O financiamento exclusivamente público das campanhas eleitorais não se presta a qualquer agenda positiva. É eticamente indefensável taxar um negro para que financie a candidatura de um neonazista; o dono da mercearia a um leninista que promete expropriá-lo; o feliz proprietário de sua casa própria de periferia, a duras penas conquistada, a financiar quem promete duplicar seu IPTU. Somado ao sistema de listas fechadas, que integra a mesma agenda pseudorreformista, o modelo que impede a participação popular no processo pré-eleitoral fortalecerá ainda mais as burocracias partidárias e banirá a possibilidade de renovação.
De outra banda, a
ideia que avança no Supremo sequer arranha os esquemas de corrupção vigentes. O
caixa oficial tornar-se-á caixa dois; o que já o era, passará ao três. Nada de
novo sob o sol. Se as más práticas acaso forem, hoje, a exceção, a estupidez da
medida assegurará que perfaçam regra. Nenhum parlamentar alugado deixará de
sê-lo por pudicícia de receber mais por sob os panos, com o agravante de
complementá-lo, agora, com maiores verbas da Viúva – que deixarão de sustentar
policiamento, hospitais e escolas, para serem convertidas em remuneração a
marqueteiros, gráficas e achacadores.
Algo precisa ser
feito a respeito do sistema eleitoral brasileiro, é verdade. Mas o
financiamento estatal de campanhas privadas é, sob todos os aspectos, um erro.

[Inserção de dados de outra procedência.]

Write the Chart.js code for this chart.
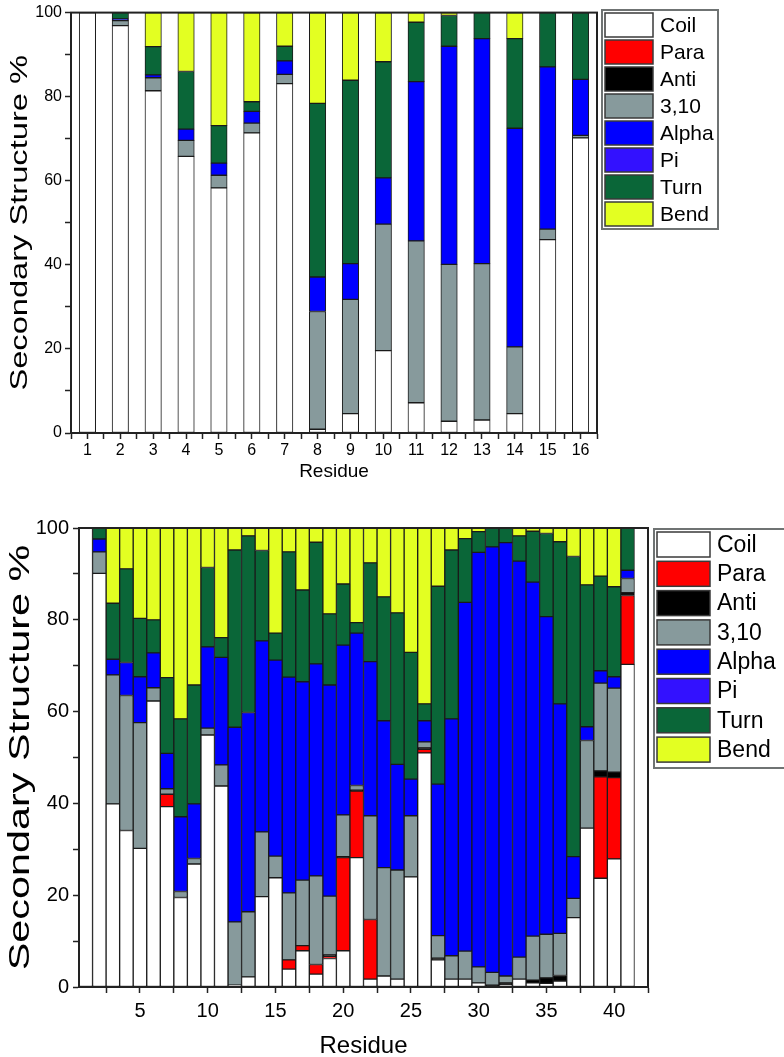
<!DOCTYPE html>
<html>
<head>
<meta charset="utf-8">
<script src="https://cdn.jsdelivr.net/npm/chart.js@4.4.0/dist/chart.umd.min.js"></script>
<style>
html, body { margin: 0; padding: 0; background: #fff; overflow: hidden; }
#wrap { position: relative; width: 784px; height: 1057px; }
canvas { position: absolute; left: 0; }
</style>
</head>
<body>
<div id="wrap">
  <canvas id="topChart" width="784" height="500" style="top:0"></canvas>
  <canvas id="bottomChart" width="784" height="557" style="top:500px"></canvas>
</div>
<script>
// series, bottom to top of each stack
const seriesNames = ['Coil', 'Para', 'Anti', '3,10', 'Alpha', 'Pi', 'Turn', 'Bend'];
const seriesColors = ['#ffffff', '#ff0000', '#000000', '#879a9c', '#0000ff', '#3311ff', '#0a6638', '#e3ff22'];

// upper panel, residues 1-16
const residuesA = [1, 2, 3, 4, 5, 6, 7, 8, 9, 10, 11, 12, 13, 14, 15, 16];
const coilA  = [100, 96.9, 81.4, 65.8, 58.3, 71.4, 83.1, 0.9, 4.6, 19.6, 7.2, 2.8, 3.1, 4.6, 46.0, 70.2];
const paraA  = [0, 0, 0, 0, 0, 0, 0, 0, 0, 0, 0, 0, 0, 0, 0, 0];
const antiA  = [0, 0, 0, 0, 0, 0, 0, 0, 0, 0, 0, 0, 0, 0, 0, 0];
const h310A  = [0, 1.2, 3.1, 3.8, 3.0, 2.3, 2.2, 28.0, 27.2, 30.1, 38.5, 37.3, 37.2, 15.9, 2.5, 0.6];
const alphaA = [0, 0.4, 0.7, 2.7, 2.9, 2.8, 3.2, 8.2, 8.5, 11.0, 37.9, 51.9, 53.5, 52.0, 38.6, 13.3];
const piA    = [0, 0, 0, 0, 0, 0, 0, 0, 0, 0, 0, 0, 0, 0, 0, 0];
const turnA  = [0, 1.5, 6.7, 13.7, 8.9, 2.3, 3.5, 41.3, 43.6, 27.6, 14.1, 7.3, 6.2, 21.3, 12.9, 15.9];
const bendA  = [0, 0, 8.1, 14.0, 26.9, 21.2, 8.0, 21.6, 16.1, 11.7, 2.3, 0.7, 0, 6.2, 0, 0];

// lower panel, residues 1-41
const residuesB = [1, 2, 3, 4, 5, 6, 7, 8, 9, 10, 11, 12, 13, 14, 15, 16, 17, 18, 19, 20,
  21, 22, 23, 24, 25, 26, 27, 28, 29, 30, 31, 32, 33, 34, 35, 36, 37, 38, 39, 40, 41];
const coilB  = [100, 90.1, 39.9, 34.1, 30.2, 62.3, 39.3, 19.5, 26.8, 54.9, 43.8, 0.4, 2.2, 19.7, 23.8, 3.9, 7.9, 2.8, 6.2, 7.9,
  28.2, 1.7, 2.4, 1.7, 24.0, 51.0, 5.9, 1.7, 1.7, 0.9, 0.2, 0.4, 1.7, 0.9, 0.8, 1.3, 15.1, 34.6, 23.7, 27.9, 70.3];
const paraB  = [0, 0, 0, 0, 0, 0, 2.7, 0, 0, 0, 0, 0, 0, 0, 0, 2.0, 1.1, 2.1, 0.4, 20.3,
  14.5, 13.0, 0, 0, 0, 0.8, 0, 0, 0, 0, 0, 0, 0, 0, 0, 0, 0, 0, 22.1, 17.7, 15.0];
const antiB  = [0, 0, 0, 0, 0, 0, 0, 0, 0, 0, 0, 0, 0, 0, 0, 0, 0, 0, 0.4, 0.2,
  0.2, 0, 0, 0, 0, 0.3, 0.4, 0, 0, 0, 0.2, 0.5, 0, 0.6, 1.2, 1.2, 0, 0, 1.3, 1.2, 0.6];
const h310B  = [0, 4.7, 28.1, 29.4, 27.4, 2.9, 1.2, 1.3, 1.2, 1.5, 4.6, 13.8, 14.2, 14.1, 4.7, 14.6, 14.3, 19.3, 12.8, 9.1,
  1.0, 22.6, 23.6, 23.8, 13.3, 1.3, 4.9, 5.1, 6.1, 3.5, 2.8, 1.5, 4.8, 9.6, 9.5, 9.2, 4.2, 19.1, 19.1, 18.3, 3.1];
const alphaB = [0, 2.8, 3.4, 7.2, 10.0, 7.6, 7.7, 16.3, 11.9, 17.7, 23.4, 42.4, 43.4, 41.6, 42.7, 47.0, 43.2, 46.2, 46.0, 37.0,
  33.2, 33.6, 32.0, 23.0, 8.0, 4.6, 33.0, 51.6, 76.0, 90.3, 92.7, 94.4, 86.3, 77.1, 69.2, 50.0, 9.1, 3.0, 2.7, 2.5, 1.8];
const piB    = [0, 0, 0, 0, 0, 0, 0, 0, 0, 0, 0, 0, 0, 0, 0, 0, 0, 0, 0, 0,
  0, 0, 0, 0, 0, 0, 0, 0, 0, 0, 0, 0, 0, 0, 0, 0, 0, 0, 0, 0, 0];
const turnB  = [0, 2.4, 12.2, 20.4, 12.7, 7.2, 16.5, 21.3, 25.9, 17.3, 4.3, 38.6, 38.5, 19.7, 5.9, 27.3, 20.0, 26.5, 15.5, 13.3,
  2.3, 21.5, 27.0, 33.0, 27.6, 3.7, 43.1, 36.8, 13.9, 4.5, 4.1, 3.2, 5.5, 11.1, 18.1, 35.3, 65.4, 30.9, 20.6, 19.6, 9.2];
const bendB  = [0, 0, 16.4, 8.9, 19.7, 20.0, 32.6, 41.6, 34.2, 8.6, 23.9, 4.8, 1.7, 4.9, 22.9, 5.2, 13.5, 3.1, 18.7, 12.2,
  20.6, 7.6, 15.0, 18.5, 27.1, 38.3, 12.7, 4.8, 2.3, 0.8, 0, 0, 1.7, 0.7, 1.2, 3.0, 6.2, 12.4, 10.5, 12.8, 0];

const yTicks = [0, 20, 40, 60, 80, 100];
const FONT = '"Liberation Sans", Arial, sans-serif';

function makeDatasets(residues, series) {
  return series.map((vals, i) => ({
    label: seriesNames[i],
    data: residues.map((r, j) => ({ x: r, y: vals[j] })),
    backgroundColor: seriesColors[i],
    borderColor: '#1a1a1a',
    borderWidth: 1,
    borderSkipped: false,
    categoryPercentage: 1,
    barPercentage: 1
  }));
}

// frame round the plot
const frame = {
  id: 'frame',
  afterDatasetsDraw(chart) {
    const a = chart.chartArea, ctx = chart.ctx;
    ctx.save();
    ctx.strokeStyle = '#222';
    ctx.lineWidth = 2;
    ctx.strokeRect(a.left, a.top, a.right - a.left, a.bottom - a.top);
    ctx.restore();
  }
};

// y title, the source figure is stretched along the axis
const yTitle = {
  id: 'yTitle',
  afterDraw(chart, args, o) {
    const a = chart.chartArea, ctx = chart.ctx;
    ctx.save();
    ctx.translate(o.x, (a.top + a.bottom) / 2);
    ctx.rotate(-Math.PI / 2);
    ctx.scale(o.stretch, 1);
    ctx.font = o.size + 'px ' + FONT;
    ctx.fillStyle = '#000';
    ctx.textAlign = 'center';
    ctx.textBaseline = 'middle';
    ctx.fillText(o.text, 0, 0);
    ctx.restore();
  }
};

// boxed legend at the right
const boxLegend = {
  id: 'boxLegend',
  afterDraw(chart, args, o) {
    const ctx = chart.ctx;
    ctx.save();
    ctx.strokeStyle = '#6f7373';
    ctx.lineWidth = 2;
    ctx.strokeRect(o.x, o.y, o.w, o.h);
    ctx.font = o.size + 'px ' + FONT;
    ctx.textBaseline = 'middle';
    chart.data.datasets.forEach((ds, i) => {
      const y = o.y + o.pad + i * o.step;
      ctx.fillStyle = ds.backgroundColor;
      ctx.fillRect(o.x + o.pad, y, o.sw, o.sh);
      ctx.strokeStyle = '#3a3a3a';
      ctx.lineWidth = 1.5;
      ctx.strokeRect(o.x + o.pad, y, o.sw, o.sh);
      ctx.fillStyle = '#000';
      ctx.fillText(ds.label, o.x + o.pad + o.sw + o.gap, y + o.sh / 2 + 1);
    });
    ctx.restore();
  }
};

function makeChart(id, residues, series, p) {
  return new Chart(document.getElementById(id), {
    type: 'bar',
    data: { datasets: makeDatasets(residues, series) },
    plugins: [frame, boxLegend, yTitle],
    options: {
      responsive: false,
      animation: false,
      layout: { padding: { top: p.top, right: p.right, left: 0, bottom: 0 } },
      plugins: {
        legend: { display: false },
        tooltip: { enabled: false },
        boxLegend: p.legend,
        yTitle: p.ytitle
      },
      scales: {
        x: {
          type: 'linear',
          stacked: true,
          offset: false,
          min: p.xmin,
          max: p.xmax,
          afterFit: s => { s.height = p.xh; },
          border: { color: '#222', width: 2 },
          grid: { drawOnChartArea: false, offset: false, tickLength: 6, color: '#222', tickWidth: 1.5 },
          ticks: {
            stepSize: p.xstep,
            autoSkip: false,
            maxRotation: 0,
            includeBounds: false,
            padding: p.xpad,
            color: '#000',
            font: { family: FONT, size: p.tick },
            callback: v => (v % p.xlabel === 0 ? v : '')
          },
          title: {
            display: true, text: 'Residue', color: '#000',
            font: { family: FONT, size: p.title, lineHeight: 0.9 },
            padding: { top: 0, bottom: p.xtpad }
          }
        },
        y: {
          stacked: true,
          min: 0,
          max: 100,
          afterFit: s => { s.width = p.yw; },
          border: { color: '#222', width: 2 },
          grid: { drawOnChartArea: false, tickLength: 6, color: '#222', tickWidth: 1.5 },
          ticks: {
            stepSize: 10,
            padding: p.ypad,
            color: '#000',
            font: { family: FONT, size: p.tick },
            callback: v => (yTicks.includes(v) ? v : '')
          },
          title: { display: false }
        }
      }
    }
  });
}

makeChart('topChart', residuesA, [coilA, paraA, antiA, h310A, alphaA, piA, turnA, bendA], {
  top: 10, right: 187, xh: 67, yw: 71,
  xmin: 0.5, xmax: 16.5, xstep: 0.5, xlabel: 1,
  tick: 16, title: 19, xpad: 2, ypad: 3, xtpad: 20,
  ytitle: { text: 'Secondary Structure %', x: 20, size: 24, stretch: 1.36 },
  legend: { x: 602, y: 10, w: 116, h: 219, pad: 3, step: 27, sw: 48, sh: 24, gap: 7, size: 21 }
});

makeChart('bottomChart', residuesB, [coilB, paraB, antiB, h310B, alphaB, piB, turnB, bendB], {
  top: 28, right: 136, xh: 70, yw: 79,
  xmin: 0.5, xmax: 42.5, xstep: 2.5, xlabel: 5,
  tick: 20, title: 24, xpad: 6, ypad: 4, xtpad: 0,
  ytitle: { text: 'Secondary Structure %', x: 21, size: 30, stretch: 1.38 },
  legend: { x: 654, y: 29, w: 132, h: 239, pad: 3, step: 29.3, sw: 53, sh: 25, gap: 7, size: 23 }
});
</script>
</body>
</html>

Muda-se para pior. Afasta-se a sociedade dos candidatos, tornando-os
dependentes não mais de uma mínima inserção social, mas da própria máquina governamental
e das burocracias partidárias – e as malfadas corporações tampouco saem de
cena. Muito mais eficaz seria a redução dos custos de campanha pela opção por
uma metodologia eleitoral de voto distrital e governança parlamentar.
O financiamento privado
e aberto é, inclusive, meio bastante propício para traçar a plataforma real de
cada candidato. Veja quem me financia e, mui provavelmente, saberá as ideias
reais que moverão minhas ações. A onipresença de fundações estrangeiras junto a
organizações pró-estatismo e programas governistas em determinadas áreas, por
exemplo, sugere muito sobre a organicidade de suas plataformas.